O golpe e a construção da dependência financeira brasileira
Rádio Piratininga
"A ditadura
serviu para garantir a expansão da industrialização pesada dinamizada pelo
capital internacional em proveito dos diferenciais do mercado interno,
estabelecidos pela elevada concentração de renda que garantia a valorização à
custa da superexploração do trabalho", avalia Fábio de Campos
01/04/2014
Do IHU On-line
Passados 50
anos do golpe militar que depôs o ex-presidente João Goulart, na madrugada do
dia 1º de abril de 1964, pesquisadores de diferentes áreas do
conhecimento tentam compreender quais razões fizeram com que a ditadura se
mantivesse por mais de 20 anos no país. A economia, nesse sentido, "é
fundamental para entender o alcance e os limites da ditadura como instrumento
do capitalismo brasileiro", diz, à IHU On-Line, o economista Fábio de Campos,
autor da tese de doutorado A arte da
conquista: o capital internacional no desenvolvimento capitalista brasileiro
(1951-1992).
Na entrevista
a seguir, concedida por e-mail, o professor do Instituto de Economia da Unicamp
assinala que as multinacionais que atuavam no Brasil à época apoiaram e
financiaram o golpe, porque ele era "extremamente necessário para dar
continuidade à valorização capitalista das empresas multinacionais com o
mercado interno brasileiro". Segundo ele, a ditadura "permitiu a
conexão dos interesses de valorização das filiais estrangeiras com o sistema
financeiro internacional. A reforma da legislação, além de retirar do marco
institucional as medidas que impediam as remessas ao exterior a partir de
reinvestimentos de lucro, criou novos instrumentos que liberalizavam o acesso
da filial estrangeira ao endividamento externo".
Campos
esclarece que a Lei de Remessas de Lucro, como outras propostas do
ex-presidente Jango, entre elas a estatização do setor energético e a
negociação da dívida externa, bem como "qualquer política que fosse um
pouco mais discricionária em relação à entrada e saída de capitais estrangeiros
(investimentos, empréstimos, remessas, repatriações, juros, transferências
diversas), afetava a valorização capitalista que sustentava os interesses do
complexo multinacional".
Crítico das
interpretações de que a ditadura gerou o "milagre econômico" para o
Brasil, Campos frisa que o "capital internacional, ao mesmo tempo que
permitiu o avanço da industrialização brasileira, constituindo-se no eixo
dinâmico dessa expansão, selou a aliança imperialista entre as burguesias
internacionais com suas correspondentes nativas que sempre se subordinaram a
essa articulação. Longe de isso criar as condições para autodeterminação do
desenvolvimento nacional, acabou por sacramentar nossa dependência externa e
subdesenvolvimento". Essa aliança tem reflexos ainda hoje e pode ser
percebida no processo de desindustrialização e primarização da economia
nacional.
Fábio Antonio
de Campos é graduado em Ciências Econômicas pela Universidade Estadual Paulista
Júlio de Mesquita Filho, mestre em História Econômica e doutor em
Desenvolvimento Econômico pela Universidade Estadual de Campinas - Unicamp.
Hoje
continua, no Instituto Humanitas Unisinos - IHU, a programação do Ciclo de
Estudos "50 anos do Golpe de 64. Impactos, (des)caminhos, processos.
CONFIRA A ENTREVISTA.
CONFIRA A ENTREVISTA.
IHU On-Line - Quantas multinacionais havia no
Brasil antes do golpe de 64 e como elas atuavam?

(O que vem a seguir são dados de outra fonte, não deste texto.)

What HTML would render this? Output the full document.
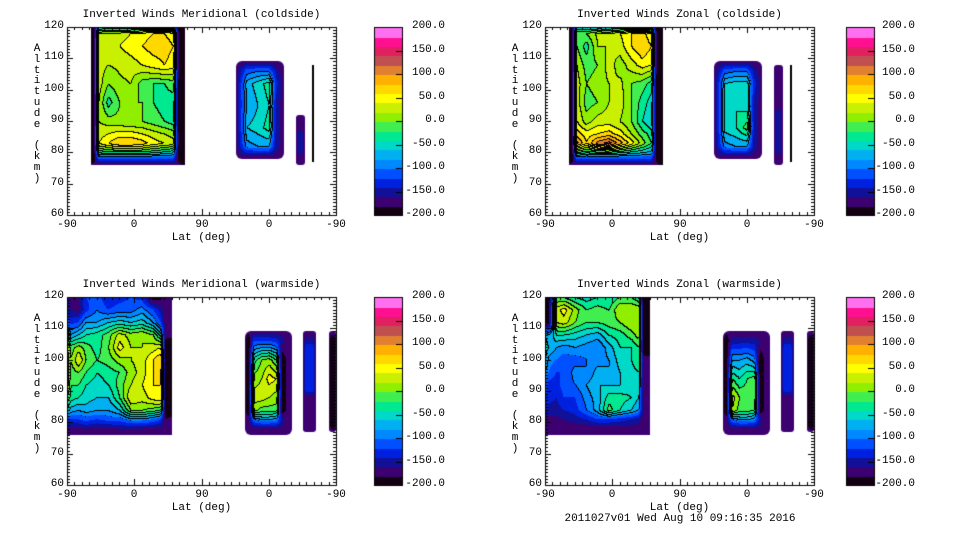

Fábio Antonio de Campos - A presença de empresas multinacionais na economia brasileira data
desde os tempos do Império, quando se fixaram nas áreas de utilidade pública,
transporte, finanças, infraestrutura e atividades ligadas à economia cafeeira.
No decorrer da primeira metade do século XX, novos investimentos estrangeiros
se destinaram aos setores energético, primários, de comunicações e de
representação comercial de indústrias manufatureiras. Mas foi na segunda metade
dos anos 1950 que tivemos um marco decisivo na internacionalização brasileira,
quando as empresas estrangeiras chegavam ao país para conquistar o mercado
interno e, com isso, se constituir estrategicamente nos setores de bens de
capital e de consumo duráveis, os mais dinâmicos na implantação e
desenvolvimento da indústria pesada brasileira. A origem desse capital foi
norte-americana e europeia, e os principais investimentos se destinaram aos
setores de transporte, química, metal-mecânica, materiais elétricos, seguidos
pelos setores de consultorias, comércio e farmacêuticos.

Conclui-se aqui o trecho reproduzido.